Today both WHYY radio and The Philadelphia Inquirer reported that on Wednesday, the Academy of Natural Sciences board of trustees announced the appointment of George W. Gephart Jr., a regional business and nonprofit leader, as its president and chief executive officer. Mr. Gephart brings a financial background rather than that of a scientist. The Inquirer reached James Macaleer, chairman of the academy’s board of trustees, for a comment who said that solving the financial issues and raising the profile of the institution were the top priorities. Macaleer also said that this is not a new model for science museums for “the Field Museum in Chicago, the American Museum of Natural History in New York, and the Philadelphia Zoo had all recently opted to go with nonscientists for their top leadership.” Art museums too have tested the “business-man” model as well. After pinning high hopes on former corporate executive, Lawrence Small, to lead The Smithsonian Institution, the new Secretary not only put questionable buisness practices into place but ulimately ended his troubled tenure with a conviction for violating a federal endangered species law. In the end, Small would tout his 40 years of experience in large, complex institutions and the vantage point provided him by his position at the Smithsonian Institution when appealing to his probation officer to be a lobbyist to fulfill his community service obligation. (www.sfgate.com, 2008)
If the Smithsonian debacle didn’t yet signal a new trend, certainly the announcement of successors at two major art museums did. Back in September 2008, Philippe de Montebello, director of the Metropolitan Museum of Art, announced the board’s selection of Thomas P. Campbell, a curator from within the museum, to succeed him on his retirement in January 2009. His announcement was in sharp contrast to a trend on the rise for more than a decade of seeing an increasing number of managers drafted from the private sector to head museums. Over the years, these individuals have brought to their position techniques—including a commercial approach and a willingness to accommodate donors—that at times have alarmed curatorial staffs.
As a result of this new development, two camps within the museum world emerged: one, a sort of hybrid promoted by the prominent Thomas Krens, most recently director of the Guggenheim Museum in New York, who has both an MBA and an art history degree; and the other, with more traditional curators steadfast in seeing their role as a moral undertaking to illuminate art objects for their museum audiences. Just when it looked as though the latter group would go by the wayside in favor of people with business acumen, the Metropolitan’s choice symbolically and firmly established the role of curator as the museum’s “living” treasure. Likewise, less than two weeks later the Guggenheim named Mr. Krens’ successor, Richard Armstrong, director of the Carnegie Museum of Art with a long curatorial history. “We were looking for someone with a passion for art who understood that the New York museum is at the center of our universe,” said Jennifer Blei Stockman, president of the Guggenheim’s board.

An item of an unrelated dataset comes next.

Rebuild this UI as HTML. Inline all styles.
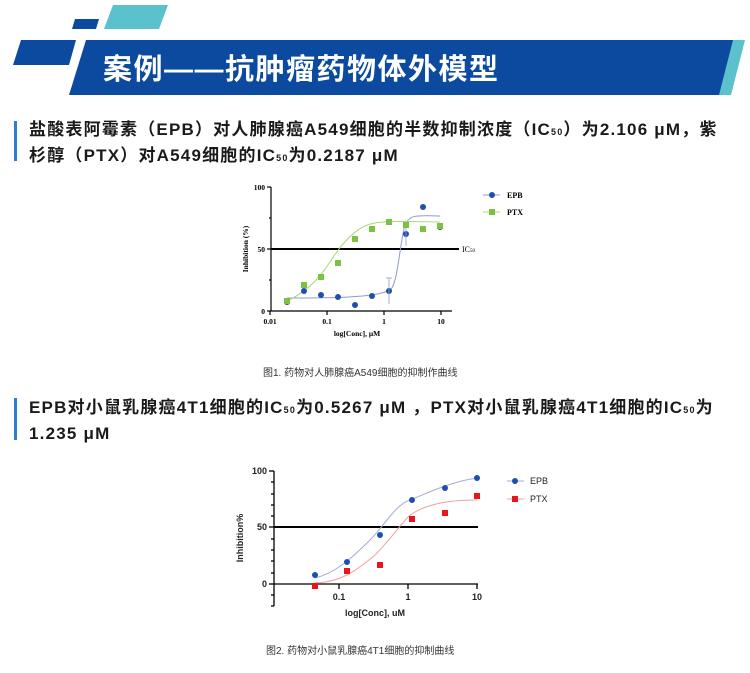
<!DOCTYPE html>
<html><head><meta charset="utf-8"><style>
body{margin:0;width:750px;height:673px;background:#fff;overflow:hidden;position:relative;font-family:"Liberation Sans","Noto Sans CJK SC",sans-serif;}
.h{position:absolute;left:29px;font-size:17px;letter-spacing:1.2px;font-weight:bold;color:#1a1a1a;line-height:24px;white-space:nowrap;}
.bar{position:absolute;left:14px;width:3px;background:#2a7fd0;}
.cap{position:absolute;font-size:10px;color:#333;}
</style></head><body>
<svg width="750" height="673" style="position:absolute;left:0;top:0" font-family="Liberation Sans, Noto Sans CJK SC, sans-serif">
<polygon points="113,5 168,5 159,29 104,29" fill="#5bc1cc"/>
<polygon points="75,19 99,19 96,29 72,29" fill="#0b4a9e"/>
<polygon points="21,40 76,40 69,65 13,65" fill="#0b4a9e"/>
<polygon points="724,40 745,40 731,95 711,95" fill="#5bc1cc"/>
<polygon points="86,40 733,40 719,95 69,95" fill="#0b4a9e"/>
<text x="103" y="79" font-size="29" letter-spacing="1.5" font-weight="bold" fill="#fff">案例——抗肿瘤药物体外模型</text>

<!-- Chart 1 -->
<g stroke="#000" stroke-width="1.2" fill="none">
<line x1="271" y1="187" x2="271" y2="311"/>
<line x1="271" y1="311" x2="452" y2="311"/>
<line x1="267" y1="187" x2="271" y2="187"/><line x1="267" y1="249" x2="271" y2="249"/><line x1="267" y1="311" x2="271" y2="311"/>
<line x1="269" y1="218" x2="271" y2="218"/><line x1="269" y1="280" x2="271" y2="280"/>
<line x1="270" y1="311" x2="270" y2="315"/><line x1="327" y1="311" x2="327" y2="315"/><line x1="384" y1="311" x2="384" y2="315"/><line x1="441" y1="311" x2="441" y2="315"/>
</g>
<line x1="271" y1="249" x2="459" y2="249" stroke="#000" stroke-width="2"/>
<text x="462" y="252" font-size="8" font-family="Liberation Serif, serif">IC<tspan font-size="5">50</tspan></text>
<g font-size="7.5" font-family="Liberation Serif, serif" font-weight="bold" text-anchor="end">
<text x="265" y="190">100</text><text x="265" y="252">50</text><text x="265" y="314">0</text></g>
<g font-size="7.5" font-family="Liberation Serif, serif" font-weight="bold" text-anchor="middle">
<text x="270" y="324">0.01</text><text x="327" y="324">0.1</text><text x="384" y="324">1</text><text x="441" y="324">10</text>
<text x="357" y="336">log[Conc], μM</text>
<text transform="translate(248,249) rotate(-90)" font-size="7.5">Inhibition (%)</text></g>
<path d="M287,298 C330,298 375,298 390,290 C398,285 400,240 405,225 C410,213 420,216 440,216" stroke="#8d9ad4" fill="none" stroke-width="1"/>
<path d="M287,301 C300,295 315,285 330,262 C345,238 360,225 375,223 C395,220 420,222 440,222" stroke="#a8d86f" fill="none" stroke-width="1"/>
<g fill="#1f4fae">
<circle cx="287" cy="302" r="3"/><circle cx="304" cy="291" r="3"/><circle cx="321" cy="295" r="3"/><circle cx="338" cy="297" r="3"/><circle cx="355" cy="305" r="3"/><circle cx="372" cy="296" r="3"/><circle cx="389" cy="291" r="3"/><circle cx="406" cy="234" r="3"/><circle cx="423" cy="207" r="3"/><circle cx="440" cy="227" r="3"/></g>
<g fill="#7cc242">
<rect x="284" y="298" width="6" height="6"/><rect x="301" y="282" width="6" height="6"/><rect x="318" y="274" width="6" height="6"/><rect x="335" y="260" width="6" height="6"/><rect x="352" y="236" width="6" height="6"/><rect x="369" y="226" width="6" height="6"/><rect x="386" y="219" width="6" height="6"/><rect x="403" y="222" width="6" height="6"/><rect x="420" y="226" width="6" height="6"/><rect x="437" y="223" width="6" height="6"/></g>
<g stroke="#8d9ad4" stroke-width="0.8"><line x1="389" y1="278" x2="389" y2="304"/><line x1="386" y1="278" x2="392" y2="278"/><line x1="406" y1="228" x2="406" y2="246"/></g>
<line x1="483" y1="195" x2="500" y2="195" stroke="#8d9ad4"/><circle cx="492" cy="195" r="3" fill="#1f4fae"/>
<line x1="483" y1="212" x2="500" y2="212" stroke="#a8d86f"/><rect x="489" y="209" width="6" height="6" fill="#7cc242"/>
<g font-size="8" font-family="Liberation Serif, serif" font-weight="bold"><text x="507" y="198">EPB</text><text x="507" y="215">PTX</text></g>

<!-- Chart 2 -->
<g stroke="#000" stroke-width="1.3" fill="none">
<line x1="274" y1="471" x2="274" y2="606"/>
<line x1="274" y1="584" x2="478" y2="584"/>
<line x1="269" y1="471" x2="274" y2="471"/><line x1="269" y1="527" x2="274" y2="527"/><line x1="269" y1="584" x2="274" y2="584"/>
<line x1="271" y1="482" x2="274" y2="482"/><line x1="271" y1="494" x2="274" y2="494"/><line x1="271" y1="505" x2="274" y2="505"/><line x1="271" y1="516" x2="274" y2="516"/><line x1="271" y1="539" x2="274" y2="539"/><line x1="271" y1="550" x2="274" y2="550"/><line x1="271" y1="561" x2="274" y2="561"/><line x1="271" y1="573" x2="274" y2="573"/><line x1="271" y1="595" x2="274" y2="595"/><line x1="271" y1="606" x2="274" y2="606"/>
<line x1="339" y1="584" x2="339" y2="589"/><line x1="408" y1="584" x2="408" y2="589"/><line x1="477" y1="584" x2="477" y2="589"/>
</g>
<line x1="274" y1="527" x2="478" y2="527" stroke="#000" stroke-width="2"/>
<g font-size="9" font-weight="bold" fill="#222" text-anchor="end">
<text x="267" y="474">100</text><text x="267" y="530">50</text><text x="267" y="587">0</text></g>
<g font-size="9" font-weight="bold" fill="#222" text-anchor="middle">
<text x="339" y="600">0.1</text><text x="408" y="600">1</text><text x="477" y="600">10</text>
<text x="375" y="616">log[Conc], uM</text>
<text transform="translate(243,538) rotate(-90)">Inhibition%</text></g>
<path d="M315,578 C335,573 350,560 370,540 C385,525 395,505 410,500 C430,492 450,482 477,478" stroke="#a3acd9" fill="none" stroke-width="1"/>
<path d="M315,583 C340,582 355,572 375,555 C390,540 400,525 410,515 C425,505 445,500 477,500" stroke="#f2a0a0" fill="none" stroke-width="1"/>
<g fill="#1f4fae">
<circle cx="315" cy="575" r="3"/><circle cx="347" cy="562" r="3"/><circle cx="380" cy="535" r="3"/><circle cx="412" cy="500" r="3"/><circle cx="445" cy="488" r="3"/><circle cx="477" cy="478" r="3"/></g>
<g fill="#e8141e">
<rect x="312" y="583" width="6" height="6"/><rect x="344" y="568" width="6" height="6"/><rect x="377" y="562" width="6" height="6"/><rect x="409" y="516" width="6" height="6"/><rect x="442" y="510" width="6" height="6"/><rect x="474" y="493" width="6" height="6"/></g>
<line x1="507" y1="481" x2="524" y2="481" stroke="#a3acd9"/><circle cx="515" cy="481" r="3" fill="#1f4fae"/>
<line x1="507" y1="499" x2="524" y2="499" stroke="#f2a0a0"/><rect x="512" y="496" width="6" height="6" fill="#e8141e"/>
<g font-size="9" fill="#222"><text x="530" y="484">EPB</text><text x="530" y="502">PTX</text></g>
</svg>
<div class="bar" style="top:121px;height:40px"></div>
<div class="h" style="top:118px">盐酸表阿霉素（EPB）对人肺腺癌A549细胞的半数抑制浓度（IC<span style="font-size:9px">50</span>）为2.106 μM，紫<br>杉醇（PTX）对A549细胞的IC<span style="font-size:9px">50</span>为0.2187 μM</div>
<div class="bar" style="top:398px;height:42px"></div>
<div class="h" style="top:396px">EPB对小鼠乳腺癌4T1细胞的IC<span style="font-size:9px">50</span>为0.5267 μM ，PTX对小鼠乳腺癌4T1细胞的IC<span style="font-size:9px">50</span>为<br>1.235 μM</div>
<div class="cap" style="left:263px;top:364px">图1. 药物对人肺腺癌A549细胞的抑制作曲线</div>
<div class="cap" style="left:266px;top:642px">图2. 药物对小鼠乳腺癌4T1细胞的抑制曲线</div>
</body></html>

Similarly, the Met’s selection for the director of the most complex art museum in the Western Hemisphere implicitly criticizes current business leadership models that focus on notoriety and the bottom line over the character and integrity of the museum’s role to serve the public first and foremost.
For several years I have proposed that looking at what informs the leadership of a museum director who brings an art history degree to the position rather than an MBA could instruct on such needed qualities of leadership as stewardship and humanism. As business schools revamp their curricula this may be a worthwhile read.